At the same time, Canadians sold $1.7 billion of U.S. government bonds. That extended the reduction in U.S. government bond holdings to $22.5 billion over the first five months of 2026. The contrast suggests a pronounced preference in May’s transactions: Canadian portfolios added corporate credit while continuing to reduce U.S. sovereign debt. The report does not identify whether the shift was driven by yield differences, duration management, currency considerations or the timing of new bond issues. It does, however, show that the outflow was not solely an equity story. Purchases of foreign bonds were almost as large as purchases of foreign equities and formed a major part of the month’s cross-border movement.

One Month Does Not Establish a Lasting Exodus

May’s figures were dramatic, but the broader 2026 record is not consistent with a simple claim that foreign investors have abandoned Canada. Despite the $16.1 billion equity divestment, non-residents were net buyers of Canadian securities for a fifth consecutive month. Their total purchases since January reached $111.9 billion, supported heavily by demand for government bonds. April alone brought $46.9 billion of foreign investment into Canadian securities before the pace slowed to $7.9 billion in May.

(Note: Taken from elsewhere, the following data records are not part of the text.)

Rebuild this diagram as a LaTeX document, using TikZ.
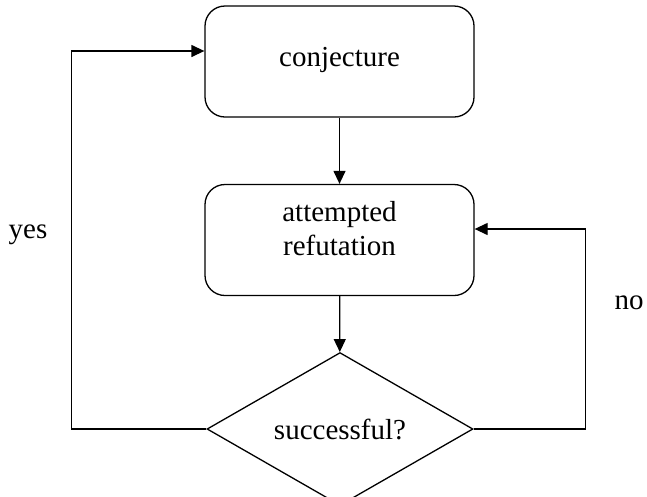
\documentclass[tikz,border=0pt]{standalone}
\usepackage{fontspec}
\setmainfont{Liberation Serif}
\usetikzlibrary{arrows.meta,shapes.geometric,positioning}

\begin{document}
\begin{tikzpicture}[x=1pt, y=-1pt, line width=1.3pt,
    stepbox/.style={draw, rounded corners=20pt, minimum width=269pt, minimum height=111pt, align=center, font=\fontsize{29}{34}\selectfont},
    testbox/.style={draw, diamond, inner sep=0pt, minimum width=266pt, minimum height=132pt, font=\fontsize{29}{34}\selectfont},
    lbl/.style={font=\fontsize{29}{34}\selectfont},
    arr/.style={-{Triangle[length=13pt,width=12pt]}}]
    \useasboundingbox (0,0) rectangle (647,496);
    % process boxes and the test
    \node[stepbox, text depth=10pt] (conj) at (339.5,61.5) {conjecture};
    \node[stepbox, text depth=24pt] (refut) at (339.5,240) {attempted\\refutation};
    \node[testbox] (succ) at (340,429) {successful?};

    % entry points of the loops
    \coordinate (yesin) at ([yshift=10.5pt]conj.west);
    \coordinate (noin) at ([yshift=11pt]refut.east);

    \draw[arr] (conj) -- (refut);
    \draw[arr] (refut) -- (succ);
    \draw[arr] (succ.west) -- ++(-135,0) |- (yesin);
    \draw[arr] (succ.east) -- ++(112,0) |- (noin);

    \node[lbl] (yes) at (28,235) {yes};
    \node[lbl] (no) at (629,303) {no};
\end{tikzpicture}
\end{document}
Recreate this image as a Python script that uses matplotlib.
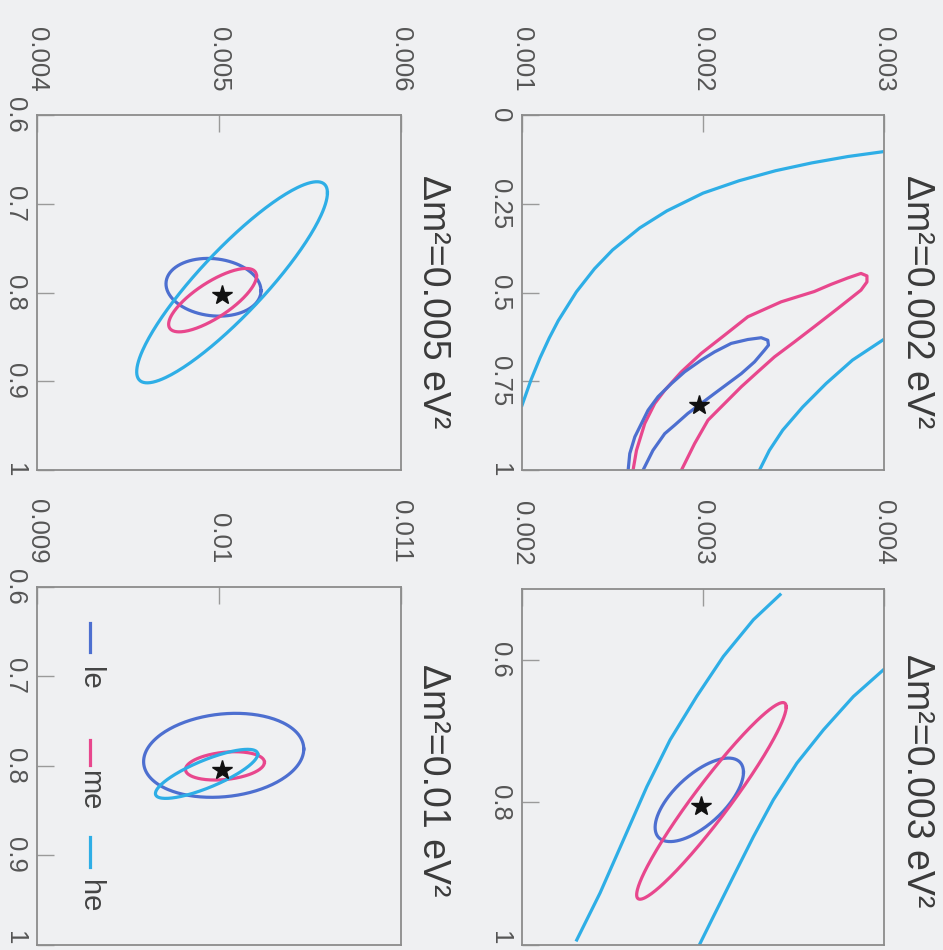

Monthly portfolio data are naturally uneven because maturities, new issues, mergers, large institutional trades and changing market conditions can move billions of dollars at once. The clearest signal to watch is whether foreign equity selling continues across several months, spreads beyond the sectors identified in May or begins to weaken demand for Canadian debt. It will also matter whether Canadian investors keep directing unusually large amounts toward U.S. technology shares and corporate bonds. Statistics Canada is scheduled to release June’s securities data on August 17. Until then, May is best understood as a sharp rotation between asset classes and regions—not definitive proof of a permanent flight from the Canadian economy.